Seaside Interlude

img_20161103_150740When I was a young grad student, first dipping my toes into the chest-thumping battleground of academic conferences, there were two almost entirely disjoint, competing research communities who acknowledged each others’ existence only to dismiss them as “irrelevant.” When it was time to publish, you had to decide, and it was clear to me even then that casting your lot with one versus the other sent you down a road you could never retrace.

My advisor Richard and I were both outsiders, with no prior connections to either. So how to decide?

Richard asked me one simple question: “Where are the conferences?” (It turns out that advisors are not for actually giving advice, but for asking questions that let you figure that advice out for yourself).

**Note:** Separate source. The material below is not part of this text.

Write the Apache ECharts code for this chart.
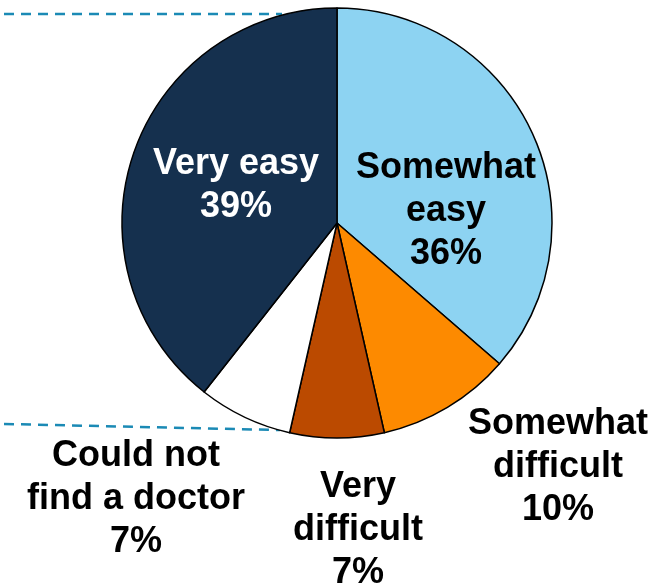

Back in the late 1980’s we had to chip http requests out of stone tablets, and web pages were delivered by pteranodon. But I managed to track down the respective conference calendars and laid them out side by side.

One of the communities was to have their upcoming winter conference in Chicago. There would be a summer workshop in DC, and a subsequent conference (also in mid-summer swelter) in Atlanta. The other community had its winter conference in Snowbird, with summer conferences and workshops in San Diego and Santa Cruz, respectively.

There was, of course, no question at that point. The NIPS conference, now in its 30th year, has branched out to non ski/surf locations, like Barcelona and Montreal, but you get the idea: you can tell a lot about a technical community by their choice of venues. Which is a very roundabout way of explaining why I was lolling by the sea in La Jolla this week.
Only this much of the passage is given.